「研究最前線 その1 — 副作用のない抗がん剤を目指して —」
中瀬朋夏
ヒトの体は60兆個もの細胞から成り立ちますが、そのすべての細胞は、とても薄い膜で覆われ、細胞の中と外を分けています。薄い膜なら何でも通しそうですが、限られた物質しか通過できず、物質の出入りは厳しく管理されています。つまり、薬を飲んだら、何でも細胞に到達し、細胞内に入るというわけにはいかないのです。ですから、薬の開発においては、この膜を効率よく通過できる薬を創ることが重要です。特にがんを治したい場合、抗がん剤をがん細胞にだけ通過させたいわけですが、細胞の膜の通過効率が良い抗がん剤は、がんをやっつける一方で、薬ががん細胞だけではなく正常な細胞をも通過してしまうために副作用が出てしまうということが起きてしまいます。
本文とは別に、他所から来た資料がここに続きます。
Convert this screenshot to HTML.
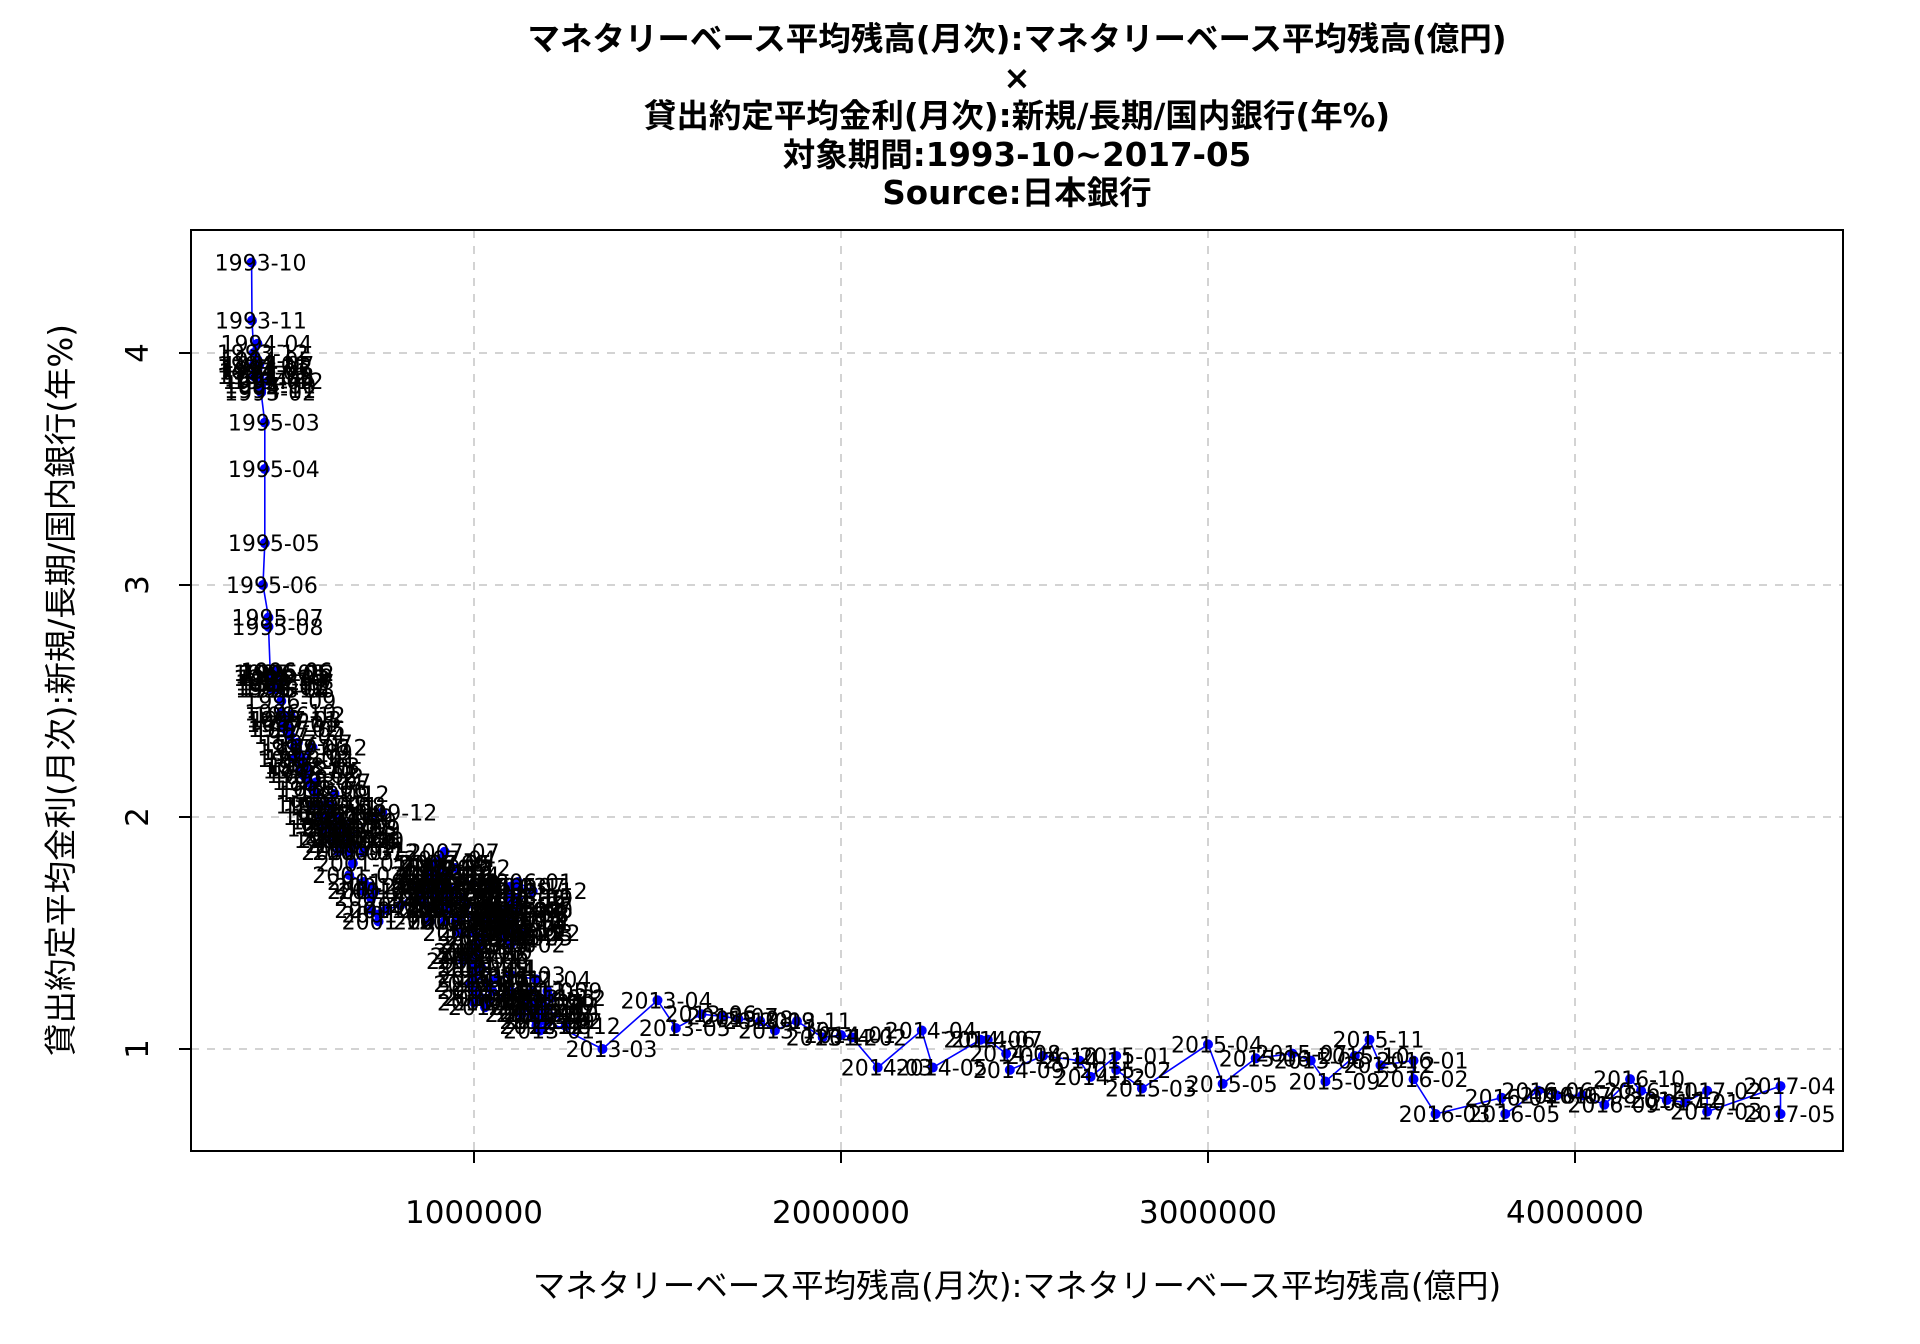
<!DOCTYPE html>
<html><head><meta charset="utf-8"><style>
html,body{margin:0;padding:0;background:#fff;}
svg{display:block;font-family:"DejaVu Sans","Noto Sans CJK JP",sans-serif;}
</style></head><body>
<svg id="chart" width="1920" height="1344" viewBox="0 0 1920 1344">
<g font-weight="bold" font-size="32.5" text-anchor="middle" fill="#000">
<text x="1017" y="50">マネタリーベース平均残高(月次):マネタリーベース平均残高(億円)</text>
<text x="1017" y="89">×</text>
<text x="1017" y="127">貸出約定平均金利(月次):新規/長期/国内銀行(年%)</text>
<text x="1017" y="166">対象期間:1993-10~2017-05</text>
<text x="1017" y="204">Source:日本銀行</text>
</g>
<g id="grid"></g>
<g id="series"></g>
<g id="labels" font-size="22" text-anchor="middle" fill="#000"></g>
<rect x="191" y="230" width="1652" height="921" fill="none" stroke="#000" stroke-width="2"/>
<g id="axes"></g>
<text x="1017" y="1297" font-size="32.5" text-anchor="middle">マネタリーベース平均残高(月次):マネタリーベース平均残高(億円)</text>
<text x="0" y="0" font-size="32.5" text-anchor="middle" transform="translate(72,690) rotate(-90)">貸出約定平均金利(月次):新規/長期/国内銀行(年%)</text>
</svg>
<script>
const xTicks=[1000000,2000000,3000000,4000000];
const yTicks=[1,2,3,4];
const startYear=1993, startMonth=10;
// money base in millions of 億円 (x), rate in % (y)
const xVals=[
.394,.395,.40,
.40,.40,.405,.41,.41,.41,.415,.415,.415,.42,.42,.44,
.42,.42,.43,.43,.43,.425,.44,.44,.445,.445,.45,.47,
.45,.45,.455,.46,.46,.465,.47,.47,.475,.475,.48,.50,
.48,.485,.49,.50,.50,.51,.52,.51,.52,.525,.53,.56,
.53,.535,.54,.55,.55,.56,.57,.56,.57,.58,.59,.62,
.58,.59,.60,.61,.60,.61,.62,.61,.63,.64,.66,.75,
.63,.62,.63,.64,.64,.65,.66,.64,.65,.66,.67,.70,
.67,.66,.70,.72,.70,.72,.73,.72,.74,.74,.76,.80,
.85,.86,.90,.88,.87,.88,.89,.88,.90,.91,.92,.95,
.93,.93,.96,.98,1.0,1.02,1.03,1.03,1.05,1.05,1.06,1.10,
1.08,1.08,1.10,1.09,1.09,1.10,1.10,1.09,1.10,1.10,1.10,1.14,
1.11,1.10,1.12,1.11,1.12,1.12,1.12,1.11,1.12,1.12,1.12,1.16,
1.12,1.10,1.05,.92,.90,.88,.89,.88,.89,.88,.89,.95,
.89,.88,.90,.91,.90,.90,.92,.90,.91,.92,.92,.97,
.93,.92,.93,.92,.93,.93,.93,.92,.93,.95,.96,1.02,
.98,.97,.99,1.0,1.0,1.0,1.02,1.0,1.0,1.01,1.02,1.06,
1.0,.99,1.0,1.02,1.0,1.0,1.02,1.0,1.01,1.03,1.04,1.10,
1.05,1.04,1.10,1.17,1.16,1.14,1.15,1.17,1.20,1.18,1.16,1.21,
1.14,1.13,1.18,1.15,1.16,1.17,1.18,1.17,1.18,1.19,1.20,1.25,
1.18,1.20,1.35,1.50,1.55,1.62,1.68,1.72,1.78,1.82,1.88,1.95,
2.0,2.03,2.10,2.22,2.25,2.38,2.40,2.45,2.46,2.55,2.65,2.68,
2.75,2.75,2.82,3.0,3.04,3.13,3.23,3.28,3.32,3.40,3.44,3.47,
3.56,3.56,3.62,3.80,3.81,3.90,3.95,4.02,4.08,4.15,4.18,4.25,
4.30,4.36,4.36,4.56,4.56];
const yVals=[
4.39,4.14,4.00,
3.95,3.90,3.92,4.04,3.97,3.93,3.95,3.90,3.88,3.86,3.84,3.88,
3.86,3.83,3.70,3.50,3.18,3.00,2.86,2.82,2.62,2.60,2.55,2.62,
2.58,2.56,2.60,2.55,2.62,2.63,2.58,2.55,2.50,2.45,2.42,2.44,
2.40,2.38,2.42,2.35,2.38,2.30,2.32,2.25,2.28,2.20,2.22,2.30,
2.25,2.18,2.22,2.15,2.20,2.12,2.15,2.05,2.10,2.00,2.05,2.10,
2.05,1.95,2.00,2.02,1.98,1.90,1.95,2.05,2.00,1.98,1.92,2.02,
1.96,1.90,1.85,1.88,1.95,1.90,1.85,1.92,1.95,1.90,1.88,1.85,
1.80,1.75,1.72,1.70,1.68,1.65,1.68,1.60,1.58,1.55,1.60,1.62,
1.70,1.65,1.60,1.55,1.62,1.68,1.75,1.70,1.65,1.60,1.72,1.68,
1.65,1.60,1.55,1.62,1.50,1.45,1.55,1.48,1.60,1.58,1.52,1.50,
1.55,1.48,1.62,1.55,1.50,1.65,1.70,1.60,1.58,1.52,1.55,1.50,
1.52,1.45,1.50,1.55,1.48,1.60,1.62,1.58,1.65,1.60,1.70,1.68,
1.72,1.65,1.70,1.75,1.80,1.78,1.72,1.75,1.80,1.72,1.74,1.78,
1.75,1.70,1.78,1.82,1.80,1.78,1.85,1.75,1.70,1.72,1.68,1.65,
1.60,1.55,1.60,1.62,1.65,1.68,1.70,1.65,1.60,1.55,1.50,1.48,
1.40,1.38,1.42,1.45,1.50,1.40,1.45,1.38,1.35,1.42,1.35,1.30,
1.30,1.28,1.32,1.35,1.30,1.25,1.22,1.20,1.22,1.18,1.20,1.25,
1.25,1.28,1.32,1.30,1.25,1.22,1.20,1.15,1.25,1.20,1.18,1.22,
1.18,1.15,1.22,1.20,1.15,1.12,1.15,1.10,1.12,1.15,1.18,1.10,
1.08,1.12,1.00,1.21,1.09,1.15,1.14,1.13,1.12,1.08,1.12,1.05,
1.06,1.05,0.92,1.08,0.92,1.04,1.04,0.98,0.91,0.97,0.95,0.88,
0.97,0.91,0.83,1.02,0.85,0.96,0.98,0.95,0.86,0.97,1.04,0.93,
0.95,0.87,0.72,0.79,0.72,0.82,0.80,0.80,0.76,0.87,0.82,0.78,
0.77,0.82,0.73,0.84,0.72];
const NS='http://www.w3.org/2000/svg';
const L=191,R=1843,T=230,B=1151;
function sx(v){return 107+v*367/1000000;}
function sy(v){return 1049-(v-1)*232;}
function mk(tag,attrs,parent){const e=document.createElementNS(NS,tag);for(const k in attrs)e.setAttribute(k,attrs[k]);parent.appendChild(e);return e;}
const grid=document.getElementById('grid'),axes=document.getElementById('axes');
xTicks.forEach(t=>{const x=sx(t);
 const g=mk('line',{x1:x,x2:x,y1:T,y2:B,stroke:'#d3d3d3','stroke-width':2,'stroke-dasharray':'8,8'},grid);
 
 
 const tk=mk('line',{x1:x,x2:x,y1:B,y2:B+12,stroke:'#000','stroke-width':2},axes);
 
 
 const tl=mk('text',{x:x,y:1223,'font-size':31,'text-anchor':'middle'},axes);tl.textContent=String(t);
 
 
});
yTicks.forEach(t=>{const y=sy(t);
 const g=mk('line',{x1:L,x2:R,y1:y,y2:y,stroke:'#d3d3d3','stroke-width':2,'stroke-dasharray':'8,8'},grid);
 
 
 const tk=mk('line',{x1:L-12,x2:L,y1:y,y2:y,stroke:'#000','stroke-width':2},axes);
 
 
 const tl=mk('text',{x:0,y:0,'font-size':31,'text-anchor':'middle',transform:`translate(148,${y}) rotate(-90)`},axes);tl.textContent=String(t);
 
 
});
const series=document.getElementById('series'),labels=document.getElementById('labels');
const n=Math.min(xVals.length,yVals.length);
let d='';
for(let i=0;i<n;i++){d+=(i?'L':'M')+sx(xVals[i]*1e6).toFixed(1)+','+sy(yVals[i]).toFixed(1);}
const path=mk('path',{d:d,fill:'none',stroke:'#0000ff','stroke-width':1.6},series);


for(let i=0;i<n;i++){
 const x=sx(xVals[i]*1e6),y=sy(yVals[i]);
 const c=mk('circle',{cx:x,cy:y,r:5,fill:'#0000ff'},series);
 
 
 const m=startMonth-1+i,yr=startYear+Math.floor(m/12),mo=m%12+1;
 const t=mk('text',{x:x+9,y:y+8},labels);t.textContent=yr+'-'+String(mo).padStart(2,'0');
 
 
}
</script>
</body></html>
そこで、細胞の膜が持つ、トランスポーターという特定の物質だけを運ぶ輸送屋が注目されています。トランスポーターは、細胞の機能を調節するために、必要なもの(栄養素や微量元素)を選んで取り込む役目を担っています。この優れもののトランスポーターには、様々な種類があって、それぞれ輸送する物質が決まっていますが、最近、正常な細胞とがん細胞では、持っているトランスポーターの種類が異なることが分かってきました。がん細胞だけが持っているトランスポーターを見つけて、そのトランスポーターが運んでくれる薬あるいはトランスポーターを壊す薬を創れば、副作用のない抗がん剤ができます。
しかし、がん細胞は、抗がん剤のような異物は排出してしまう巧みなトランスポーターも持ち合わせており、この排出システムを回避できる技をも持つ抗がん剤を創る必要があります。
トランスポーターを指標としてがん細胞だけを通過し、かつ、排出トランスポーターに捕まらないようなトランスポーターをキーとする薬の開発は、がん治療に革新をもたらす可能性を秘めています。がん細胞ではどんなトランスポーターが働き、どのような薬が効くか、がんの仕組みを解明し、新たな治療法開発のために、日夜、研究は続きます。